Provided material
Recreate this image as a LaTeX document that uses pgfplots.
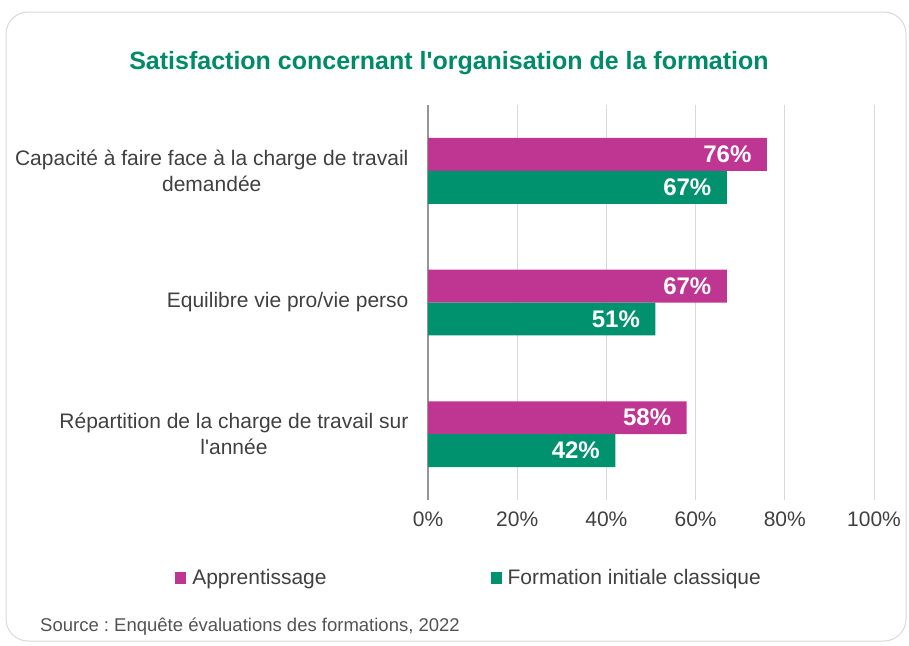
\documentclass[border=0pt]{standalone}
\usepackage{pgfplots}
\pgfplotsset{compat=1.18}
\usepackage{fontspec}
\setmainfont{Liberation Sans}
\frenchspacing
\definecolor{mag}{RGB}{190,53,146}
\definecolor{grn}{RGB}{0,145,110}
\definecolor{ttl}{RGB}{0,138,104}
\definecolor{txt}{RGB}{64,64,64}
\definecolor{gridc}{RGB}{217,217,217}
\definecolor{axc}{RGB}{150,150,150}
\begin{document}
\begin{tikzpicture}[x=1pt,y=1pt]
\useasboundingbox (0,0) rectangle (909,-645);
\draw[gridc, line width=1pt, rounded corners=22pt] (6,-12) rectangle (906,-641);
\node[text=ttl, font=\fontsize{25}{28}\selectfont\bfseries] at (449,-63) {Satisfaction concernant l\textquotesingle organisation de la formation};
\begin{axis}[
  at={(428pt,-500pt)}, anchor=south west,
  scale only axis, width=446pt, height=395pt,
  xbar, xmin=0, xmax=100, ymin=-0.5, ymax=2.5, y dir=reverse,
  bar width=0.25,
  axis lines*=left,
  x axis line style={draw=none},
  y axis line style={axc, line width=1.2pt},
  major tick length=0pt,
  xmajorgrids, major grid style={gridc, line width=1pt},
  xtick={0,20,...,100},
  xticklabel={\pgfmathprintnumber{\tick}\%},
  /pgf/number format/assume math mode=true,
  xticklabel style={font=\fontsize{21}{24}\selectfont, text=txt, yshift=-8pt},
  ytick={0,1,2},
  yticklabels={{Capacité à faire face à la charge de travail\\demandée},{Equilibre vie pro/vie perso},{Répartition de la charge de travail sur\\l\textquotesingle année}},
  yticklabel style={align=center, font=\fontsize{21}{26}\selectfont, text=txt, xshift=-16pt},
  nodes near coords={\pgfmathprintnumber{\pgfplotspointmeta}\%},
  point meta=x,
  every node near coord/.append style={anchor=east, xshift=-12pt, text=white, font=\fontsize{24}{26}\selectfont\bfseries},
  legend columns=2,
  legend style={at={(axis description cs:-0.567,-0.197)}, anchor=west, draw=none, fill=none, inner sep=0pt,
    font=\fontsize{21}{24}\selectfont, text=txt,
    /tikz/every odd column/.append style={column sep=4pt},
    /tikz/every even column/.append style={column sep=162pt}},
  legend image code/.code={\fill[#1] (0pt,-6pt) rectangle (11pt,6pt);},
]
\addplot[fill=mag, draw=none, bar shift=-0.125] coordinates {(76,0) (67,1) (58,2)};
\addlegendentry{Apprentissage}
\addplot[fill=grn, draw=none, bar shift=0.125] coordinates {(67,0) (51,1) (42,2)};
\addlegendentry{Formation initiale classique}
\end{axis}
\node[anchor=west, inner sep=0pt, text=txt!90, font=\fontsize{18.5}{22}\selectfont] at (40,-627) {Source : Enquête évaluations des formations, 2022};
\end{tikzpicture}
\end{document}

What is being asked
Copy each line in the data that holds the word "image".

Final result
Recreate this image as a LaTeX document that uses pgfplots.
  legend image code/.code={\fill[#1] (0pt,-6pt) rectangle (11pt,6pt);},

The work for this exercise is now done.